With the coming of the hot weather Tehran became deserted, as all who were able to took themselves off to their tasteful summer residences in the cooler regions of the Shimran Hills. It was by tradition a quiet and somnolent period in the court year, the last moment imaginable for an attempt on the shah's life; but in August he was attacked while mounting his horse by four Babi dissidents, who had approached him under the pretense of presenting a petition. I can only think that these men were determined to achieve martyrdom, for though the shah was wounded by a pistol shot and thrown from his horse in the confusion, the assassins were quickly overcome by the royal guard, one of them dying in the ensuing scuffle.

Panic ensued. Although there was still a month left of the country season, everyone rushed back to the walls of Tehran, fearing the outbreak of revolution. The Russian mission fled, the British lay low, vast numbers of so-called conspirators were promptly seized, and everyone remotely connected with the Babi sect went in daily fear of his life.

Swift and bloody were the reprisals that followed in the wake of the young shah's grim and merciless mood, and I was obliged to show my loyalty in a manner which filled me with loathing.

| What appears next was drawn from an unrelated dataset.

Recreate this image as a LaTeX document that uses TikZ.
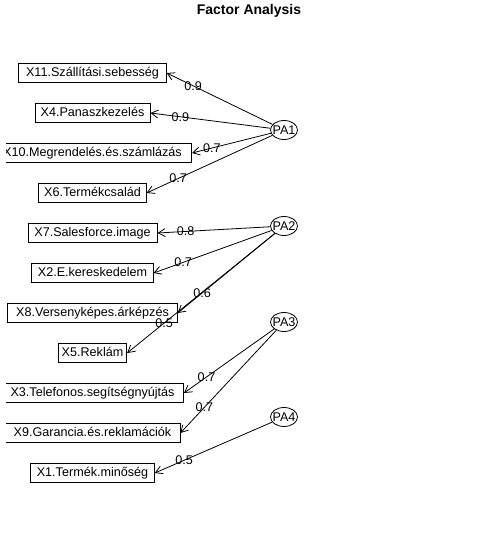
\documentclass[tikz,border=0pt]{standalone}
\usepackage{fontspec}
\setmainfont{Liberation Sans}
\usetikzlibrary{arrows.meta,shapes.geometric}
\begin{document}
\begin{tikzpicture}[x=1pt,y=-1pt,
  varbox/.style={draw, line width=0.8pt, inner xsep=0pt, inner ysep=0pt,
    minimum height=19.5pt, text height=9pt, text depth=2.5pt,
    font=\fontsize{12.6}{14}\selectfont},
  factor/.style={ellipse, draw, line width=0.8pt, inner sep=0pt,
    minimum width=27pt, minimum height=19pt,
    font=\fontsize{12.6}{14}\selectfont},
  load/.style={-{Straight Barb[length=6.9pt,width=8pt]}, line width=0.8pt},
  lab/.style={font=\fontsize{12.6}{14}\selectfont, inner sep=0pt, pos=0.75}
]
\useasboundingbox (0,0) rectangle (500,540);
\node[font=\bfseries\fontsize{14}{16}\selectfont, anchor=base] (title) at (249,15) {Factor Analysis};
\begin{scope}
\clip (6,0) rectangle (500,540);
\node[varbox] (x11) at (92.5,73)  {\makebox[1.111\width]{X11.Szállítási.sebesség}};
\node[varbox] (x4)  at (92.5,113) {\makebox[1.111\width]{X4.Panaszkezelés}};
\node[varbox] (x10) at (92.5,153) {\makebox[1.111\width]{X10.Megrendelés.és.számlázás}};
\node[varbox] (x6)  at (92.5,193) {\makebox[1.111\width]{X6.Termékcsalád}};
\node[varbox] (x7)  at (92.5,233) {\makebox[1.111\width]{X7.Salesforce.image}};
\node[varbox] (x2)  at (92.5,273) {\makebox[1.111\width]{X2.E.kereskedelem}};
\node[varbox] (x8)  at (92.5,313) {\makebox[1.111\width]{X8.Versenyképes.árképzés}};
\node[varbox] (x5)  at (92.5,353) {\makebox[1.111\width]{X5.Reklám}};
\node[varbox] (x3)  at (92.5,393) {\makebox[1.111\width]{X3.Telefonos.segítségnyújtás}};
\node[varbox] (x9)  at (92.5,433) {\makebox[1.111\width]{X9.Garancia.és.reklamációk}};
\node[varbox] (x1)  at (92.5,473) {\makebox[1.111\width]{X1.Termék.minőség}};
\end{scope}
\node[factor] (pa1) at (284,130) {\makebox[0pt]{PA1}};
\node[factor] (pa2) at (284,226) {\makebox[0pt]{PA2}};
\node[factor] (pa3) at (284,322) {\makebox[0pt]{PA3}};
\node[factor] (pa4) at (284,417) {\makebox[0pt]{PA4}};
\draw[load] (pa1) -- node[lab] (l11) {0.9} (x11.east);
\draw[load] (pa1) -- node[lab] (l4)  {0.9} (x4.east);
\draw[load] (pa1) -- node[lab] (l10) {0.7} (x10.east);
\draw[load] (pa1) -- node[lab] (l6)  {0.7} (x6.east);
\draw[load] (pa2) -- node[lab] (l7)  {0.8} (x7.east);
\draw[load] (pa2) -- node[lab] (l2)  {0.7} (x2.east);
\draw[load] (pa2) -- node[lab] (l8)  {0.6} (x8.east);
\draw[load] (pa2) -- node[lab] (l5)  {0.5} (x5.east);
\draw[load] (pa3) -- node[lab] (l3)  {0.7} (x3.east);
\draw[load] (pa3) -- node[lab] (l9)  {0.7} (x9.east);
\draw[load] (pa4) -- node[lab] (l1)  {0.5} (x1.east);
\end{tikzpicture}
\end{document}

It was not the hunting down of the conspirators that made me balk—I was well accustomed to such activities—but the horrible fate that awaited these ill-advised extremists. Even Erik showed no enthusiasm for his task when asked to devise a suitable torture to precede the execution of Suleiman Khan, the principal instigator of the conspirator.

The night before the execution Erik came to my apartment and sat fingering the strings of his violin with a restless unease that filled me with foreboding. I knew that the shah had been dissatisfied with his original suggestions— not
enough
, he had snapped angrily, not
sufficient
to teach the people the fate of traitors.

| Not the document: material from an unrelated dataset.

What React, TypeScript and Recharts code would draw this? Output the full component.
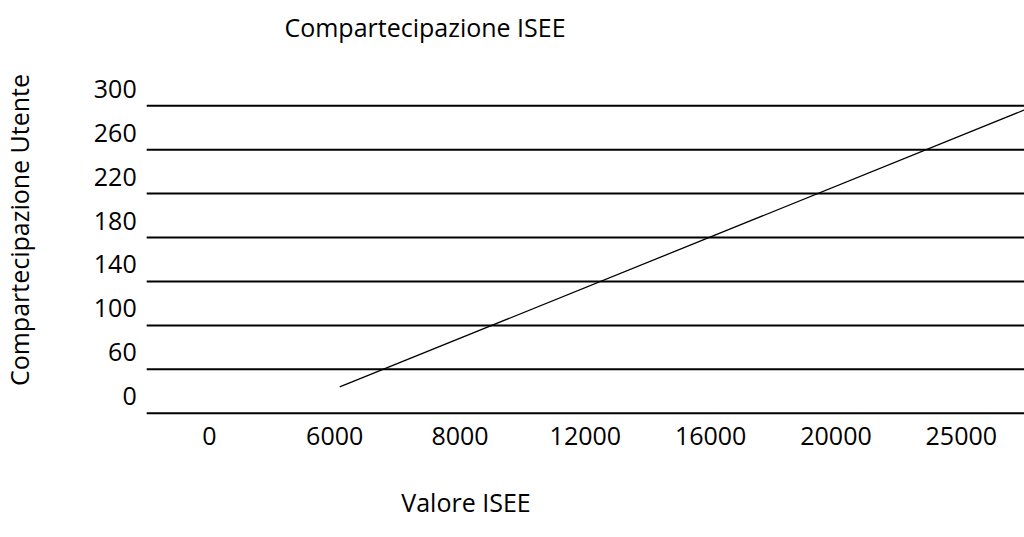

"You disappoint me, sir. I had expected better of your imagination. Perhaps you are losing some of your famous talent for death. I advise you to think again with some speed…"

You disappoint me
… dangerous words in the ears of any imperial servant! Erik had been given twenty-four hours to rectify his failure and I knew now, as I looked upon his quiet despair, that he had succeeded.

"You have satisfied the shah at last?" I prompted nervously.

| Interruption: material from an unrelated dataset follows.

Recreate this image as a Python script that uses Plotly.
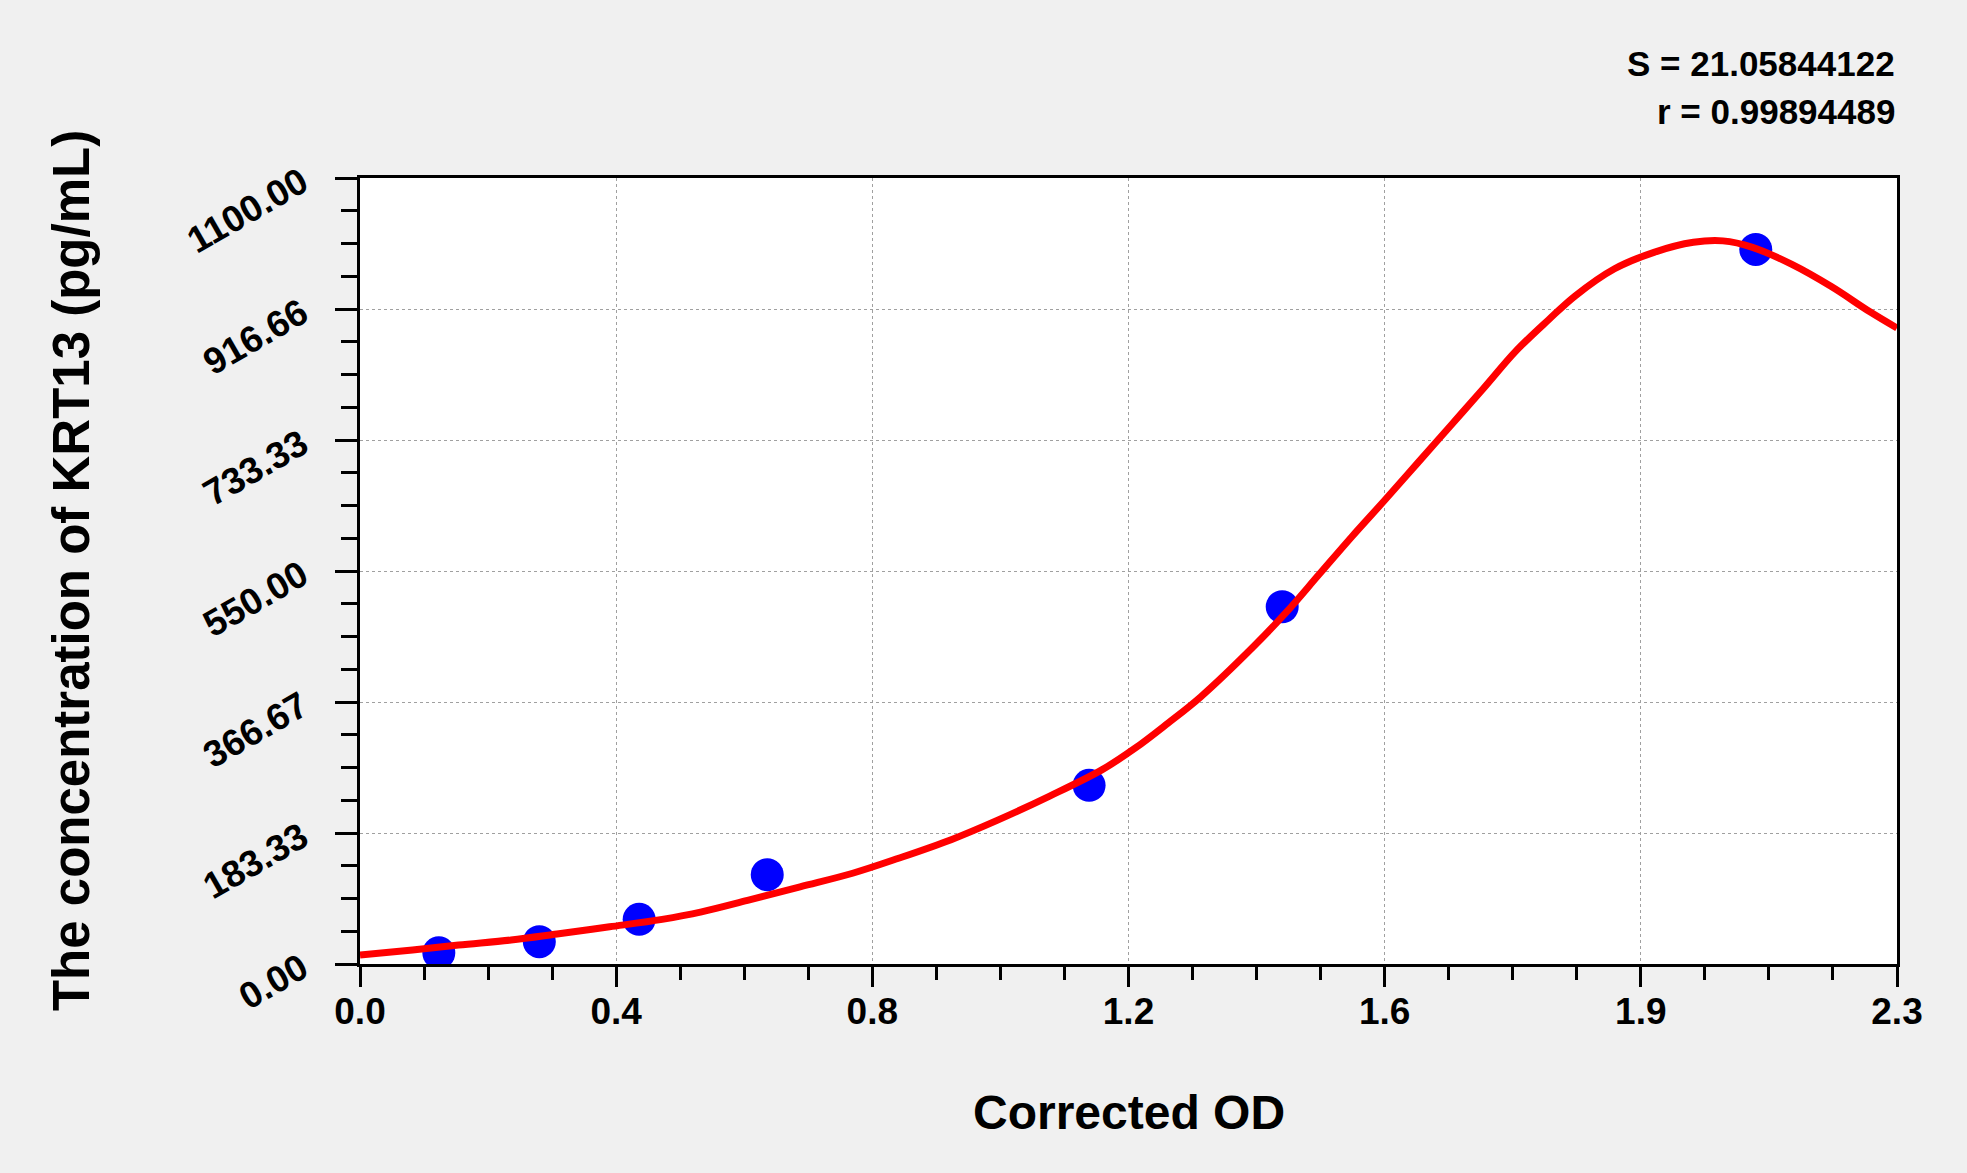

"Yes"—Erik plucked a string absently—"he is well pleased with the final… design."

Morbid fascination obliged me to ask for details. Quietly, without emotion, he told me that the body of Suleiman Khan was to be pierced in various parts, the holes to be of sufficient width to accommodate lighted camp candles which would be permitted to burn down to the flesh. The traitor would then be dragged through the streets to the place of execution, where his body would be cleft into two neat halves by a hatchet.

We were both silent for a while; I utterly appalled, and he himself finally sickened by the ugly excesses that he had been forced to dredge up from the black vaults of his mind.

I watched him draw his hand caressingly over the polished wood of his violin.

"I am weary of manufacturing these living nightmares," he said slowly, "very weary. Do you have any opium, Nadir?"

I frowned. "You're taking too much opium these days-far too much!"

"Yes, I know," he said grimly. "If I take enough over a sufficient length of time it will kill me—and what a great loss to the world
that
would be!"

"Erik—"

"Don't preach at me"—he sighed—"my mind is like the floor of an abattoir, slimed with blood and filth. Opium draws a beautiful veil across my eyes… it lets me forget, for a little while. Now, do you have any or not?"

The laws of hospitality forbidding me to deny the need of any guest, I went silently to a cupboard and returned with the accoutrements of our national vice. There cannot be a man in Persia who is not well acquainted with an opium addict. The rich indulge themselves in comfort while the poor starve and sell the clothes off their backs to support the deadly habit. Opium quiets a troubled soul, bathing its anguish with a soft, insidious balm, and I knew of no man who stood in greater need of its soothing poison than Erik.

I gave him the pipe with its decorated porcelain bowl, the size of an egg, and its slender stem of cherry wood; I gave him the tongs and the glowing coals that would make the precious weed bubble and fume.